Splinter Cell
Preview - Mugwum mulls over Ubi Soft's multi-platform stealth action game, and comes away most impressed
When Ubi Soft secured the rights to the products of Tom Clancy's vivid imagination, they went into overdrive with game announcements. After releasing a few screenshots of games in development, it became clear that the multi-platform Splinter Cell was going to be the one to watch.
Standing out
With E3 just past, extensive information on the game has been released along with a couple of videos showcasing the action, and at this point we're excited beyond the capacity for rational thought. It's like Metal Gear Solid, set to one of those Clancy novels and you're a young Harrison Ford or Sean Connery, and furthermore you're not fighting some generic Eastern terrorists, you're saving the entire country from destruction on a daily basis.
Sam Fischer, the game's main protagonist, occupies a position so secret that it doesn't even seem to have an official name. As an operative in a splinter cell of the CIA, he has supreme security clearance to do whatever the hell he likes in the interests of upholding the safety and well being of the United States. The mission seen at E3 had Sam seizing control of Russian nuclear weapons aimed at his homeland. In the process Sam had to feel his way about the confines of a missile complex without being spotted, subduing any impassable guards along the way, and then break his way through coded doors by analysing heat signatures on the keypad, before alleviating the Russian missile control goon of the vital firing codes.
What we have here is a simulation of the Tom Clancy universe, and the depth of this simulation is exciting. Apart from getting up close and personal with the guards and holding guns to their heads, electrocuting people standing in water, clambering up walls, poking your head and gun round corners and so on, you can take part in neat 'spy' activities, like poking a fibre-optic camera under a door to see whether or not the coast is clear.
Early video footage does a great job of emphasizing the extent and subtly of the animation which helps to define the game world. The main character is subtly animated, moving swiftly and silently and adopting all sorts of poses; flat up against a wall, pulling himself up over a railing, leaning down against a low wall as he walks past a guard station, hauling bodies over his shoulders and dumping them in shadow storage, and more, and he seems to make entrances and exits out of every aspect of a room.
Shadow dancing
We've already seen him leap down from a skylight and make short work of fencing, and at one point he suspended himself in the shadows near the ceiling of a corridor, leaping down to deliver a lethal blow when the patrolling guard walked underneath.

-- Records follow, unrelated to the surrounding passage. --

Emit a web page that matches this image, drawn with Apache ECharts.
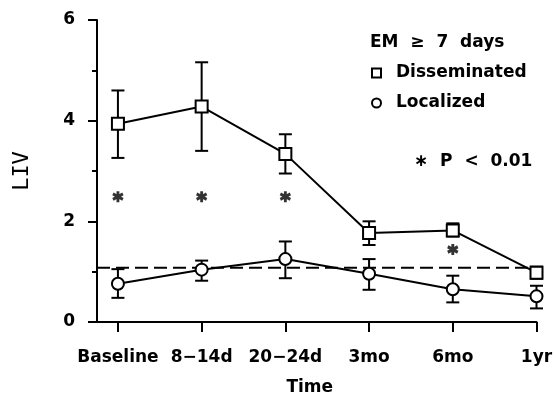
<!DOCTYPE html>
<html>
<head>
<meta charset="utf-8">
<script src="https://cdn.jsdelivr.net/npm/echarts@6/dist/echarts.min.js"></script>
<style>
  html, body { margin: 0; padding: 0; background: #fff; }
  #chart { width: 556px; height: 401px; }
</style>
</head>
<body>
<div id="chart"></div>
<script>
// 时间点
const categories = ['Baseline', '8\u221214d', '20\u221224d', '3mo', '6mo', '1yr'];
// Disseminated: 均值与误差范围
const dissMean = [3.94, 4.28, 3.34, 1.77, 1.82, 0.98];
const dissLow = [3.26, 3.40, 2.95, 1.53, 1.70, 0.86];
const dissHigh = [4.60, 5.16, 3.73, 2.00, 1.96, 1.10];
// Localized
const locMean = [0.76, 1.04, 1.25, 0.96, 0.65, 0.51];
const locLow = [0.48, 0.82, 0.87, 0.64, 0.39, 0.27];
const locHigh = [1.05, 1.22, 1.60, 1.25, 0.92, 0.72];
// P < 0.01 的星号
const sigIndex = [0, 1, 2, 4];
const sigValue = [2.49, 2.49, 2.49, 1.44];
// 虚线参考值
const refLevel = 1.08;
const refSpan = [-0.25, 5.23];
const yTicks = [0, 2, 4, 6];

const FONT = '"DejaVu Sans", sans-serif';
const chart = echarts.init(document.getElementById('chart'));

function errorBars(low, high) {
    return {
        type: 'custom',
        z: 1,
        silent: true,
        data: categories.map((c, i) => [i, low[i], high[i]]),
        encode: { x: 0, y: [1, 2] },
        renderItem: function(params, api) {
            let x = api.value(0);
            let top = api.coord([x, api.value(2)]);
            let bot = api.coord([x, api.value(1)]);
            let w = 6.5;
            let st = { stroke: '#000', lineWidth: 2 };
            return {
                type: 'group',
                children: [
                    { type: 'line', shape: { x1: top[0], y1: top[1], x2: bot[0], y2: bot[1] }, style: st },
                    { type: 'line', shape: { x1: top[0] - w, y1: top[1], x2: top[0] + w, y2: top[1] }, style: st },
                    { type: 'line', shape: { x1: bot[0] - w, y1: bot[1], x2: bot[0] + w, y2: bot[1] }, style: st }
                ]
            };
        }
    };
}

let option = {
    animation: false,
    backgroundColor: '#fff',
    grid: { left: 97, right: 19.5, top: 20, bottom: 78.5 },
    xAxis: {
        type: 'value',
        min: -0.25,
        max: 5,
        name: 'Time',
        nameLocation: 'middle',
        nameGap: 57,
        nameTextStyle: { fontFamily: FONT, fontWeight: 'bold', fontSize: 17, color: '#000', padding: [0, 14, 0, 0] },
        splitLine: { show: false },
        axisLine: { show: true, lineStyle: { color: '#000', width: 2 } },
        axisTick: { show: true, length: 10, lineStyle: { color: '#000', width: 2 }, customValues: categories.map((c, i) => i) },
        axisLabel: {
            customValues: categories.map((c, i) => i),
            formatter: v => categories[Math.round(v)],
            margin: 27,
            fontFamily: FONT, fontWeight: 'bold', fontSize: 17, color: '#000'
        }
    },
    yAxis: {
        type: 'value',
        min: 0,
        max: 6,
        interval: 2,
        name: 'LIV',
        nameLocation: 'middle',
        nameGap: 64,
        nameTextStyle: { fontFamily: '"DejaVu Sans Mono", monospace', fontSize: 22, color: '#000' },
        splitLine: { show: false },
        axisLine: { show: true, onZero: false, lineStyle: { color: '#000', width: 2 } },
        axisTick: { show: true, length: 9, lineStyle: { color: '#000', width: 2 } },
        minorTick: { show: true, splitNumber: 2, length: 5, lineStyle: { color: '#000', width: 2 } },
        axisLabel: {
            margin: 22,
            formatter: v => yTicks.indexOf(v) >= 0 ? String(v) : '',
            fontFamily: FONT, fontWeight: 'bold', fontSize: 17, color: '#000'
        }
    },
    legend: {
        orient: 'vertical',
        left: 371,
        top: 64,
        padding: 0,
        itemGap: 12,
        itemWidth: 9,
        itemHeight: 9,
        selectedMode: false,
        itemStyle: { color: '#fff', borderColor: '#000', borderWidth: 2 },
        textStyle: { fontFamily: FONT, fontWeight: 'bold', fontSize: 17, color: '#000', lineHeight: 18, padding: [0, 0, 0, 10] },
        data: [
            { name: 'Disseminated', icon: 'rect' },
            { name: 'Localized', icon: 'circle' }
        ]
    },
    graphic: [
        {
            type: 'text', x: 370, y: 43,
            style: { text: 'EM  \u2265  7  days', font: 'bold 17px ' + FONT, fill: '#000', verticalAlign: 'middle' }
        },
        {
            type: 'text', x: 414, y: 162,
            style: { text: '\u2217  P  <  0.01', font: 'bold 17px ' + FONT, fill: '#000', verticalAlign: 'middle' }
        }
    ],
    series: [
        {
            name: 'ref',
            type: 'line',
            clip: false,
            z: 1,
            symbol: 'none',
            silent: true,
            data: refSpan.map(x => [x, refLevel]),
            lineStyle: { color: '#000', width: 2, type: [13, 6] }
        },
        errorBars(dissLow, dissHigh),
        errorBars(locLow, locHigh),
        {
            name: 'Disseminated',
            type: 'line',
            z: 3,
            data: dissMean.map((v, i) => [i, v]),
            symbol: 'rect',
            symbolSize: 12,
            lineStyle: { color: '#000', width: 2 },
            itemStyle: { color: '#fff', borderColor: '#000', borderWidth: 2 }
        },
        {
            name: 'Localized',
            type: 'line',
            z: 3,
            data: locMean.map((v, i) => [i, v]),
            symbol: 'circle',
            symbolSize: 12,
            lineStyle: { color: '#000', width: 2 },
            itemStyle: { color: '#fff', borderColor: '#000', borderWidth: 2 }
        },
        {
            name: 'P < 0.01',
            type: 'scatter',
            z: 3,
            data: sigIndex.map((x, i) => [x, sigValue[i]]),
            symbol: 'path://M0,-5L0,5M-4.33,-2.5L4.33,2.5M-4.33,2.5L4.33,-2.5',
            symbolSize: [10, 11],
            itemStyle: { color: 'none', borderColor: '#000', borderWidth: 3 }
        }
    ]
};

chart.setOption(option);
</script>
</body>
</html>
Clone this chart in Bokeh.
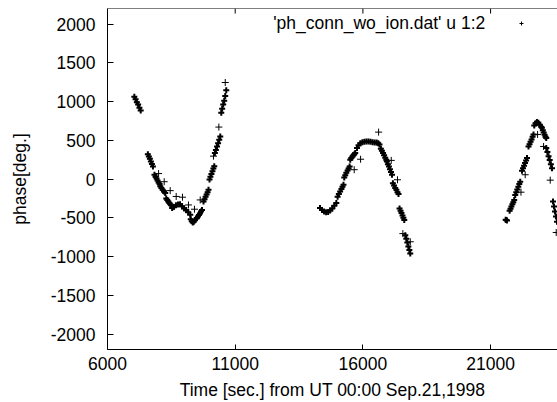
from bokeh.plotting import figure
from bokeh.models import FixedTicker, Span, Label, Legend, LegendItem, Range1d
from bokeh.embed import file_html
from bokeh.resources import INLINE

# ---- data (time [s], phase [deg]) ----
# densely sampled stretches
arc1_t = [7050, 7100, 7150, 7200, 7250, 7300,
          7580, 7620, 7660, 7700, 7740, 7780,
          7840, 7880, 7920, 7960, 8000, 8040,
          8065, 8110, 8160, 8210, 8260,
          8300, 8340, 8380, 8420, 8460, 8495,
          8530, 8600, 8680, 8760, 8840, 8920, 9000, 9080, 9160, 9240,
          9260, 9300, 9340, 9380, 9420,
          9500, 9540, 9580, 9620, 9660, 9700,
          9760, 9800, 9840, 9880, 9920, 9955,
          9995, 10030, 10070, 10110, 10145, 10180,
          10205, 10245, 10290, 10330, 10375, 10415,
          10455, 10490, 10530, 10570, 10610, 10650]
arc1_v = [1060, 1030, 990, 960, 920, 885,
          320, 290, 260, 225, 195, 160,
          55, 30, 5, -20, -45, -65,
          -95, -115, -140, -160, -180,
          -250, -270, -290, -310, -325, -340,
          -375, -360, -340, -330, -325, -350, -380, -400, -430, -460,
          -520, -545, -560, -550, -530,
          -505, -485, -465, -445, -420, -400,
          -290, -260, -230, -200, -170, -140,
          -5, 30, 65, 100, 135, 165,
          335, 375, 420, 460, 505, 550,
          855, 905, 960, 1010, 1070, 1145]

arc2_t = [14320, 14400, 14480, 14560, 14640, 14720, 14800, 14880, 14960,
          15010, 15060, 15110, 15160, 15200, 15240,
          15270, 15310, 15350, 15400, 15440, 15480,
          15505, 15545, 15590, 15630, 15665, 15700,
          15770, 15830, 15900, 15980, 16060, 16140, 16220, 16300, 16380,
          16460, 16540, 16600, 16650,
          16705, 16745, 16790, 16830, 16875, 16915,
          16940, 16980, 17020, 17060, 17100, 17140,
          17175, 17220, 17265, 17310, 17355, 17395,
          17435, 17475, 17510, 17550, 17585, 17620,
          17660, 17700, 17740, 17780, 17820, 17855]
arc2_v = [-375, -400, -420, -430, -425, -405, -380, -345, -310,
          -230, -195, -160, -130, -100, -75,
          20, 50, 80, 110, 135, 160,
          250, 270, 290, 305, 320, 335,
          400, 435, 460, 475, 480, 485, 485, 480, 475,
          470, 470, 460, 445,
          390, 365, 335, 305, 275, 250,
          225, 190, 160, 125, 90, 55,
          -55, -85, -115, -140, -170, -195,
          -380, -410, -440, -470, -500, -530,
          -725, -770, -820, -870, -915, -960]

arc3_t = [21590, 21615, 21640,
          21745, 21780, 21815, 21855, 21890, 21925,
          21965, 22005, 22045, 22085, 22125, 22160,
          22230, 22270, 22310, 22350, 22390, 22425,
          22485, 22525, 22565, 22605, 22645, 22680,
          22710, 22760, 22815, 22870, 22930, 22980, 23010,
          23045, 23080, 23115, 23150, 23180,
          23180, 23225, 23270, 23315, 23360, 23405,
          23445, 23485, 23520, 23560, 23600]
arc3_v = [-525, -530, -535,
          -410, -385, -355, -325, -300, -270,
          -205, -170, -135, -100, -65, -35,
          105, 140, 170, 205, 240, 270,
          420, 450, 480, 510, 545, 575,
          690, 720, 735, 725, 700, 675, 660,
          630, 600, 570, 545, 530,
          400, 350, 295, 245, 190, 140,
          -290, -355, -420, -485, -550]

# isolated samples
lone_t = [8000, 8220, 8455, 8690, 8935, 9170, 9405, 9630, 10150, 10360, 10610,
          15660, 15910, 16615, 17110, 17355, 17565, 17855,
          22190, 22355, 22840, 23075, 23335, 23570]
lone_v = [70, -35, -150, -225, -235, -335, -390, -270, 295, 670, 1245,
          120, 255, 605, 240, -10, -705, -810,
          -170, 55, 575, 420, -15, -690]

x_ticks = [6000, 11000, 16000, 21000]
y_ticks = [-2000, -1500, -1000, -500, 0, 500, 1000, 1500, 2000]
legend_text = "'ph_conn_wo_ion.dat' u 1:2"
x_label = "Time [sec.] from UT 00:00 Sep.21,1998"
y_label = "phase[deg.]"

dense_t = arc1_t + arc2_t + arc3_t
dense_v = arc1_v + arc2_v + arc3_v

FONT = "Liberation Sans"
FS = "17.5px"

p = figure(width=557, height=402, output_backend="svg", toolbar_location=None,
           x_range=Range1d(6000, 23620), y_range=Range1d(-2200, 2200),
           min_border_left=107, min_border_right=0, min_border_top=8, min_border_bottom=0)
p.outline_line_color = None
p.background_fill_color = "white"
p.border_fill_color = "white"
p.xgrid.visible = False
p.ygrid.visible = False

p.scatter(dense_t, dense_v, marker="cross", size=6, line_width=2, color="black")
r = p.scatter(lone_t, lone_v, marker="cross", size=7, line_width=1, color="black")

for ax in (p.xaxis[0], p.yaxis[0]):
    ax.major_tick_out = 0
    ax.minor_tick_in = 0
    ax.minor_tick_out = 0
    ax.axis_line_color = "black"
    ax.axis_line_width = 1
    ax.major_tick_line_color = "black"
    ax.major_label_text_font = FONT
    ax.major_label_text_font_size = FS
    ax.major_label_text_color = "black"
    ax.axis_label_text_font = FONT
    ax.axis_label_text_font_size = FS
    ax.axis_label_text_font_style = "normal"
    ax.axis_label_text_color = "black"

p.xaxis.ticker = FixedTicker(ticks=x_ticks)
p.yaxis.ticker = FixedTicker(ticks=y_ticks)
p.xaxis.major_label_overrides = {t: str(t) for t in x_ticks}
p.yaxis.major_label_overrides = {t: str(t) for t in y_ticks}
p.xaxis.major_tick_in = 5
p.yaxis.major_tick_in = 6
p.xaxis.major_label_standoff = 7
p.yaxis.major_label_standoff = 12
p.xaxis.axis_label = x_label
p.yaxis.axis_label = y_label
p.xaxis.axis_label_standoff = 7
p.yaxis.axis_label_standoff = 18

# top border and top ticks (gnuplot mirror)
p.add_layout(Span(location=2200, dimension="width", line_color="black", line_width=1))
p.segment(x0=x_ticks, x1=x_ticks, y0=[2200] * len(x_ticks), y1=[2135] * len(x_ticks),
          line_color="black", line_width=1)

# key
p.add_layout(Label(x=20790, y=2010, text=legend_text, text_align="right",
                   text_baseline="middle", text_font=FONT, text_font_size=FS,
                   text_color="black"))
leg = Legend(items=[LegendItem(label=" ", renderers=[r])], location=(409, 321),
             border_line_color=None, background_fill_alpha=0, margin=0, padding=0,
             glyph_width=10, glyph_height=10, label_standoff=0, label_width=0,
             label_height=0, spacing=0, label_text_font_size="1px")
p.add_layout(leg)

open("out.html", "w").write(file_html(p, INLINE))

Lighting and shadows are very important in Splinter Cell. Deep areas of shadow mask our hero from long-distance detection, and because the world is relatively spartan and the character models surprisingly simple, the shadows can afford to be in real time, and are. With the game shot from what seems to be MGS style camera points the effect of having a player walk into a room shadow first has been put to good use, and in other areas such as the aforementioned lethal leap from above, and Sam walking hunched beneath sunbeam-split piping, light and shadow are both used to dramatic effect.
Speaking of which, whether accidental or deliberate film influences could be abundant, and already the entrance room to a complex of buildings shown in the video had us thinking of the lobby scene from The Matrix. And the game's own CG movies look very serious, with news broadcasts and live action helping to flesh out the storyline. Although the news broadcasters look eerily similar to those in Headhunter, we fancy that they will have some proper points to make rather than the irreverent Robocop-style antics of their predecessors.
The game is due out on Xbox and PC before the end of the year, although Ubi Soft maintains that the critical festive period will be Xclusively Xbox territory (Bill, I'm willing to sell that term, get in touch). PS2 and Cube versions are expected in 2003.
Touted by some as a cross between Metal Gear Solid and Rogue Spear, Splinter Cell looks great and early signs show encouraging depth. If the development team can shape the impressive design brief into a decent game, come December we'll be laughing.